The other idea I had just take the original equation and performing the partial differential with respect to x and y to each side of the equation, then solve for the partial diff quantities. That would require me to do a complete overhaul on all my work.
My question then: is there anyway to use the first method I thought of, just modifying my steps? Or maybe a third way? If not, then I will be surprised, since mathematics usually has a way to solve such twisted scenarios. Please advise soon, as I need to finish this up quickly.
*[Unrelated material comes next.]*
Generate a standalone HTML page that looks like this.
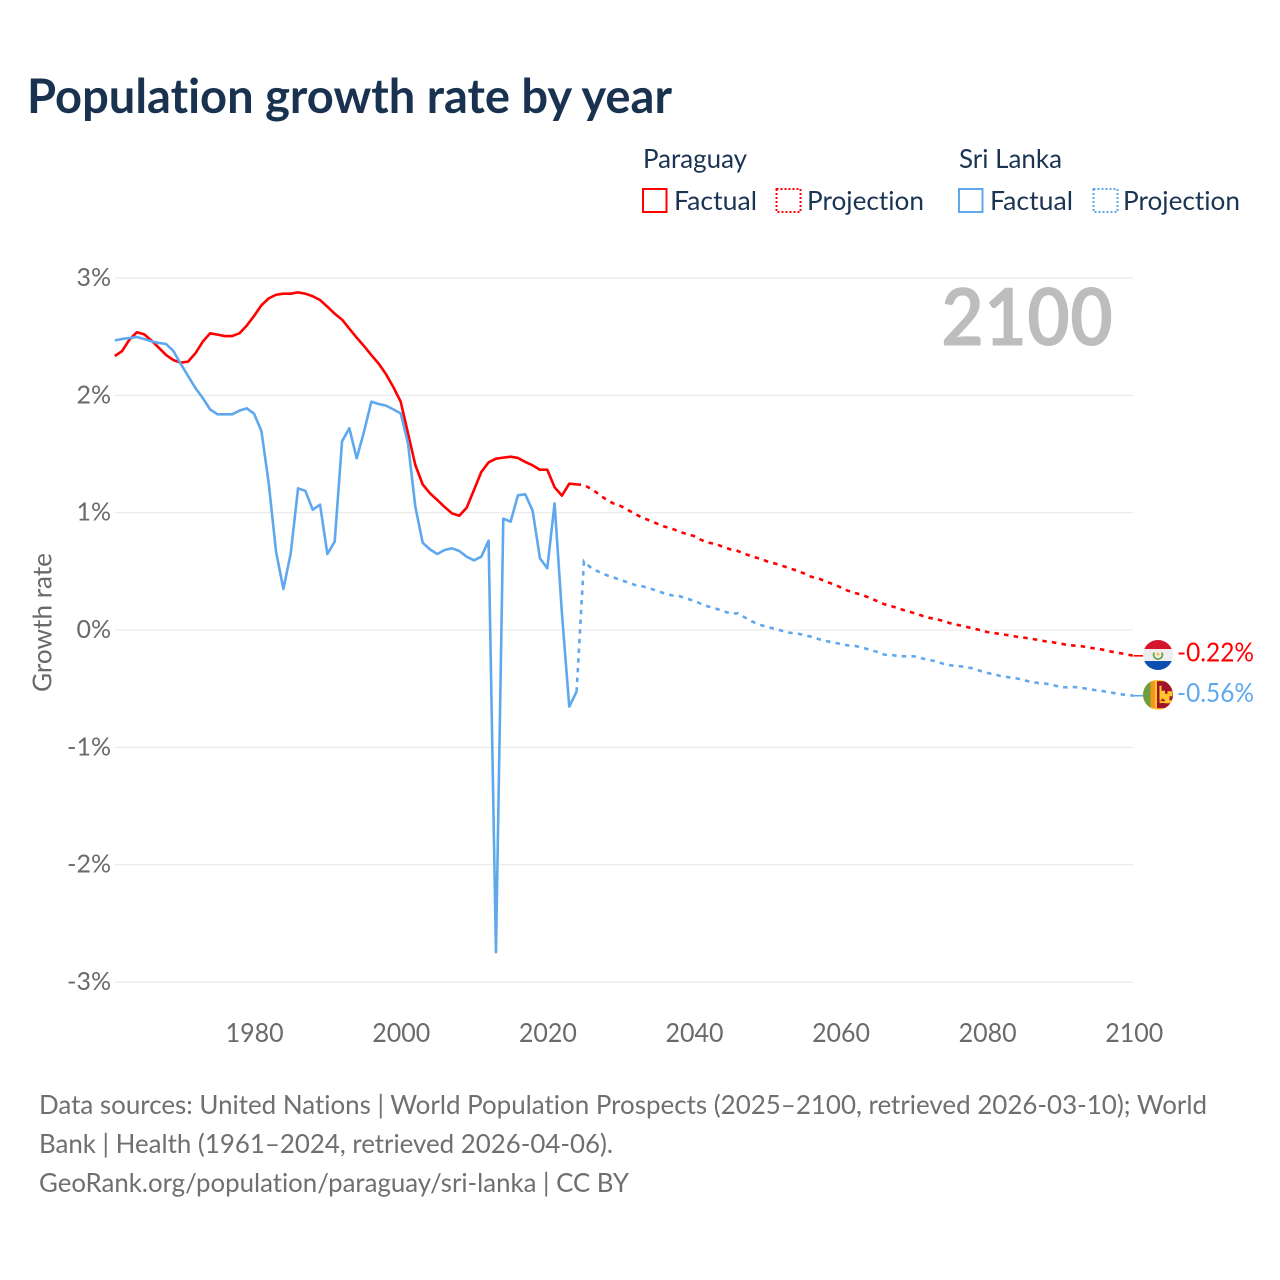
<!DOCTYPE html>
<html lang="en">
<head>
<meta charset="utf-8">
<title>Population growth rate by year</title>
<style>
html,body{margin:0;padding:0;background:#fff;width:1280px;height:1280px;overflow:hidden}
svg{display:block}
text{font-family:"Lato","Carlito","Liberation Sans",sans-serif;font-variant-ligatures:none}
</style>
</head>
<body>
<svg id="chart" xmlns="http://www.w3.org/2000/svg" width="1280" height="1280" viewBox="0 0 1280 1280">
  <defs>
    <clipPath id="clip-py"><circle cx="0" cy="0" r="15"></circle></clipPath>
    <clipPath id="clip-lk"><circle cx="0" cy="0" r="15"></circle></clipPath>
  </defs>
  <rect width="1280" height="1280" fill="#ffffff"></rect>
  <text x="27" y="113" font-size="48" font-weight="700" fill="#18324f" textLength="645" lengthAdjust="spacingAndGlyphs">Population growth rate by year</text>

  <g font-size="26" fill="#1b3454">
    <text x="643" y="168" textLength="104" lengthAdjust="spacingAndGlyphs">Paraguay</text>
    <text x="959" y="168" textLength="103" lengthAdjust="spacingAndGlyphs">Sri Lanka</text>
    <rect x="643" y="189" width="23.5" height="23" fill="none" stroke="#ff0000" stroke-width="2"></rect>
    <text x="674" y="210" textLength="83" lengthAdjust="spacingAndGlyphs">Factual</text>
    <rect x="776.5" y="189" width="24" height="23" fill="none" stroke="#ff0000" stroke-width="2" stroke-dasharray="2 2"></rect>
    <text x="807" y="210" textLength="117" lengthAdjust="spacingAndGlyphs">Projection</text>
    <rect x="959" y="189" width="23.5" height="23" fill="none" stroke="#5fa8ee" stroke-width="2"></rect>
    <text x="990" y="210" textLength="83" lengthAdjust="spacingAndGlyphs">Factual</text>
    <rect x="1093.5" y="189" width="24" height="23" fill="none" stroke="#5fa8ee" stroke-width="2" stroke-dasharray="2 2"></rect>
    <text x="1123" y="210" textLength="117" lengthAdjust="spacingAndGlyphs">Projection</text>
  </g>

  <g id="grid"></g>
  <g id="yticks"></g>
  <g id="xticks"></g>
  <text transform="translate(51.500,622.5) rotate(-90)" text-anchor="middle" font-size="26" fill="#6a6a6a" textLength="139" lengthAdjust="spacingAndGlyphs">Growth rate</text>
  <text x="1113" y="345.500" text-anchor="end" font-size="80" font-weight="700" fill="#bdbdbd" textLength="172" lengthAdjust="spacingAndGlyphs">2100</text>

  <g id="series"></g>

  <g id="flag-py">
    <g clip-path="url(#clip-py)">
      <rect x="-15" y="-15" width="30" height="30" fill="#eeeeee"></rect>
      <rect x="-15" y="-15" width="30" height="9" fill="#d5152e"></rect>
      <rect x="-15" y="6" width="30" height="9" fill="#0a4fb0"></rect>
      <path d="M-3.800 -2.500A4.400 4.400 0 1 0 3.800 -2.500" fill="none" stroke="#6aa54a" stroke-width="1.800"></path>
      <circle cx="0" cy="-0.800" r="1.400" fill="#f0c020"></circle>
    </g>
  </g>
  <g id="flag-lk">
    <g clip-path="url(#clip-lk)">
      <rect x="-15" y="-15" width="30" height="30" fill="#ffc72c"></rect>
      <rect x="-15" y="-13.500" width="7.5" height="27" fill="#6f9e3e"></rect>
      <rect x="-7.5" y="-13.500" width="4.5" height="27" fill="#f5961d"></rect>
      <rect x="-1" y="-13.500" width="16" height="27" fill="#a2122a"></rect>
      <rect x="1.500" y="-9" width="2" height="15" fill="#ffc72c"></rect>
      <path d="M3.500 -4h3.500v3h2.500v-2.500h5v5h-3v4h2.500v3h-7v-3.500h-1.500v-1h-2z" fill="#ffc72c"></path>
      <rect x="1.500" y="6.500" width="8" height="1.800" fill="#ffc72c"></rect>
    </g>
  </g>
  <g id="end-labels"></g>

  <g font-size="26" fill="#6f6f6f">
    <text x="39" y="1114" textLength="1168" lengthAdjust="spacingAndGlyphs">Data sources: United Nations | World Population Prospects (2025–2100, retrieved 2026-03-10); World</text>
    <text x="39" y="1153" textLength="574" lengthAdjust="spacingAndGlyphs">Bank | Health (1961–2024, retrieved 2026-04-06).</text>
    <text x="39" y="1192" textLength="590" lengthAdjust="spacingAndGlyphs">GeoRank.org/population/paraguay/sri-lanka | CC BY</text>
  </g>
</svg>
<script>
const factualStartYear = 1961;
const projectionStartYear = 2025;
const yTickValues = [3, 2, 1, 0, -1, -2, -3];
const yTickLabels = ["3%", "2%", "1%", "0%", "-1%", "-2%", "-3%"];
const xTickValues = [1980, 2000, 2020, 2040, 2060, 2080, 2100];
const xTickLabels = ["1980", "2000", "2020", "2040", "2060", "2080", "2100"];
const endLabelTexts = ["-0.22%", "-0.56%"];

const paraguayFactual = [
  2.335, 2.377, 2.475, 2.537, 2.52, 2.466, 2.406, 2.343, 2.30, 2.278,
  2.287, 2.358, 2.457, 2.528, 2.517, 2.505, 2.505, 2.528, 2.594, 2.676,
  2.767, 2.826, 2.857, 2.866, 2.866, 2.877, 2.866, 2.844, 2.812, 2.755,
  2.695, 2.645, 2.568, 2.491, 2.42, 2.343, 2.27, 2.18, 2.07, 1.946,
  1.676, 1.406, 1.241, 1.165, 1.108, 1.048, 0.994, 0.974, 1.042, 1.193,
  1.346, 1.429, 1.46, 1.469, 1.477, 1.466, 1.432, 1.403, 1.366, 1.366,
  1.216, 1.145, 1.247, 1.241
];
const sriLankaFactual = [
  2.468, 2.48, 2.488, 2.497, 2.48, 2.46, 2.446, 2.437, 2.377, 2.267,
  2.164, 2.062, 1.977, 1.88, 1.838, 1.838, 1.838, 1.869, 1.889, 1.843,
  1.696, 1.25, 0.667, 0.349, 0.653, 1.207, 1.185, 1.025, 1.068, 0.648,
  0.753, 1.608, 1.719, 1.463, 1.69, 1.946, 1.926, 1.912, 1.88, 1.846,
  1.591, 1.051, 0.744, 0.687, 0.648, 0.682, 0.696, 0.673, 0.625, 0.594,
  0.625, 0.761, -2.745, 0.949, 0.923, 1.148, 1.156, 1.017, 0.611, 0.526,
  1.079, 0.142, -0.653, -0.526
];
const paraguayProjection = [
  1.236, 1.202, 1.159, 1.113, 1.079, 1.057, 1.023, 0.988, 0.957, 0.932,
  0.906, 0.881, 0.864, 0.838, 0.818, 0.801, 0.767, 0.744, 0.733, 0.707,
  0.687, 0.673, 0.648, 0.625, 0.608, 0.585, 0.568, 0.548, 0.528, 0.506,
  0.483, 0.454, 0.44, 0.412, 0.392, 0.364, 0.335, 0.315, 0.298, 0.273,
  0.247, 0.219, 0.202, 0.182, 0.162, 0.145, 0.125, 0.105, 0.094, 0.077,
  0.057, 0.043, 0.03, 0.014, 0, -0.017, -0.026, -0.037, -0.045, -0.057,
  -0.065, -0.074, -0.085, -0.097, -0.105, -0.116, -0.128, -0.134, -0.139, -0.151,
  -0.159, -0.17, -0.185, -0.196, -0.207, -0.22
];
const sriLankaProjection = [
  0.585, 0.528, 0.497, 0.469, 0.449, 0.426, 0.406, 0.383, 0.372, 0.355,
  0.332, 0.312, 0.295, 0.29, 0.267, 0.25, 0.222, 0.199, 0.182, 0.162,
  0.139, 0.142, 0.105, 0.071, 0.045, 0.026, 0.011, -0.006, -0.023, -0.028,
  -0.043, -0.057, -0.077, -0.094, -0.105, -0.119, -0.131, -0.136, -0.151, -0.168,
  -0.187, -0.21, -0.213, -0.224, -0.224, -0.224, -0.241, -0.253, -0.267, -0.287,
  -0.301, -0.307, -0.313, -0.327, -0.347, -0.366, -0.378, -0.395, -0.403, -0.412,
  -0.426, -0.443, -0.452, -0.457, -0.469, -0.486, -0.489, -0.486, -0.494, -0.506,
  -0.514, -0.523, -0.534, -0.545, -0.554, -0.56
];

const SVG_NS = "http://www.w3.org/2000/svg";
const RED = "#ff0000";
const BLUE = "#5fa8ee";
function xScale(year) { return 114.8 + (year - 1961) * 7.33; }
function yScale(value) { return 630 - value * 117.35; }
function make(tag, parentId) {
  const el = document.createElementNS(SVG_NS, tag);
  document.getElementById(parentId).appendChild(el);
  return el;
}
function linePath(values, startYear) {
  return values.map(function (v, i) {
    return (i ? "L" : "M") + xScale(startYear + i).toFixed(2) + " " + yScale(v).toFixed(2);
  }).join("");
}

yTickValues.forEach(function (v, i) {
  const line = make("line", "grid");
  
  
  line.setAttribute("x1", 115);
  line.setAttribute("x2", 1133);
  line.setAttribute("y1", yScale(v));
  line.setAttribute("y2", yScale(v));
  line.setAttribute("stroke", "#ececec");
  line.setAttribute("stroke-width", "1.3");
  const label = make("text", "yticks");
  
  
  label.setAttribute("x", 111);
  label.setAttribute("y", yScale(v) + 8);
  label.setAttribute("text-anchor", "end");
  label.setAttribute("font-size", "25");
  label.setAttribute("fill", "#6a6a6a");
  label.textContent = yTickLabels[i];
});

xTickValues.forEach(function (year, i) {
  const label = make("text", "xticks");
  
  
  label.setAttribute("x", xScale(year) + 0.6);
  label.setAttribute("y", 1042);
  label.setAttribute("text-anchor", "middle");
  label.setAttribute("font-size", "26");
  label.setAttribute("fill", "#6a6a6a");
  label.setAttribute("textLength", "58");
  label.setAttribute("lengthAdjust", "spacingAndGlyphs");
  label.textContent = xTickLabels[i];
});

function drawFactual(values, color, name) {
  const path = make("path", "series");
  
  
  path.setAttribute("d", linePath(values, factualStartYear));
  path.setAttribute("fill", "none");
  path.setAttribute("stroke", color);
  path.setAttribute("stroke-width", "2.6");
  path.setAttribute("stroke-linejoin", "round");
}
function drawProjection(values, lastFactual, color, name) {
  const path = make("path", "series");
  
  
  path.setAttribute("d", linePath([lastFactual].concat(values), projectionStartYear - 1));
  path.setAttribute("fill", "none");
  path.setAttribute("stroke", color);
  path.setAttribute("stroke-width", "2.6");
  path.setAttribute("stroke-dasharray", "4.5 5.2");
}
function drawLeader(value, color, name) {
  const line = make("line", "series");
  
  
  line.setAttribute("x1", xScale(2100));
  line.setAttribute("x2", 1144);
  line.setAttribute("y1", yScale(value));
  line.setAttribute("y2", yScale(value));
  line.setAttribute("stroke", color);
  line.setAttribute("stroke-width", "1.6");
}
drawFactual(paraguayFactual, RED, "paraguay-factual-line");
drawFactual(sriLankaFactual, BLUE, "sri-lanka-factual-line");
drawProjection(paraguayProjection, paraguayFactual[paraguayFactual.length - 1], RED, "paraguay-projection-line");
drawProjection(sriLankaProjection, sriLankaFactual[sriLankaFactual.length - 1], BLUE, "sri-lanka-projection-line");

const paraguayEnd = paraguayProjection[paraguayProjection.length - 1];
const sriLankaEnd = sriLankaProjection[sriLankaProjection.length - 1];
drawLeader(paraguayEnd, RED, "paraguay-leader-line");
drawLeader(sriLankaEnd, BLUE, "sri-lanka-leader-line");

document.getElementById("flag-py").setAttribute("transform", "translate(1158," + (yScale(paraguayEnd) - 0.8) + ")");
document.getElementById("flag-lk").setAttribute("transform", "translate(1158," + (yScale(sriLankaEnd) - 1) + ")");

const pyLabel = make("text", "end-labels");


pyLabel.setAttribute("x", 1177);
pyLabel.setAttribute("y", yScale(paraguayEnd) + 5.5);
pyLabel.setAttribute("font-size", "26");
pyLabel.setAttribute("fill", RED);
pyLabel.setAttribute("textLength", "77");
pyLabel.setAttribute("lengthAdjust", "spacingAndGlyphs");
pyLabel.textContent = endLabelTexts[0];

const lkLabel = make("text", "end-labels");


lkLabel.setAttribute("x", 1177);
lkLabel.setAttribute("y", yScale(sriLankaEnd) + 6.5);
lkLabel.setAttribute("font-size", "26");
lkLabel.setAttribute("fill", BLUE);
lkLabel.setAttribute("textLength", "77");
lkLabel.setAttribute("lengthAdjust", "spacingAndGlyphs");
lkLabel.textContent = endLabelTexts[1];
</script>
</body>
</html>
 A: Alas, your second idea is the only correct one to use here. The big (and irrepairable) problem with your first idea is that you tried to use the formula for the variance of a function of several independent variables in the case when they are severely dependent (namely, for $x,y,f=f(x,y)$). So, however sad it is, you've got to redo everything from the beginning.
A: Except you can't just naively divide by the partial differentials, you have to multiply by the inverse Jacobian to find the correct equation.
A: Actually, I figured it out with a stoke of luck last night. I was so set on using an implicit function that I forgot the rest of the implications that go along with that.
The Implicit Function Theorem provides a method to perform implicit differentiation:
$\frac{\partial f}{\partial x} = -\frac{\displaystyle\frac{\partial g}{\partial x}}{\displaystyle\frac{\partial g}{\partial f}}$
This relationship is often used in manipulating total differentials. I used it a lot in my thermodynamics class, which does this kind of calculation all the time. So instead of re-doing everything, I just had to use the existing partials I had and divide them by the appropriate partial as shown above. Hooray! All hard work was not lost! Thanks anyways for your thoughts and contributions.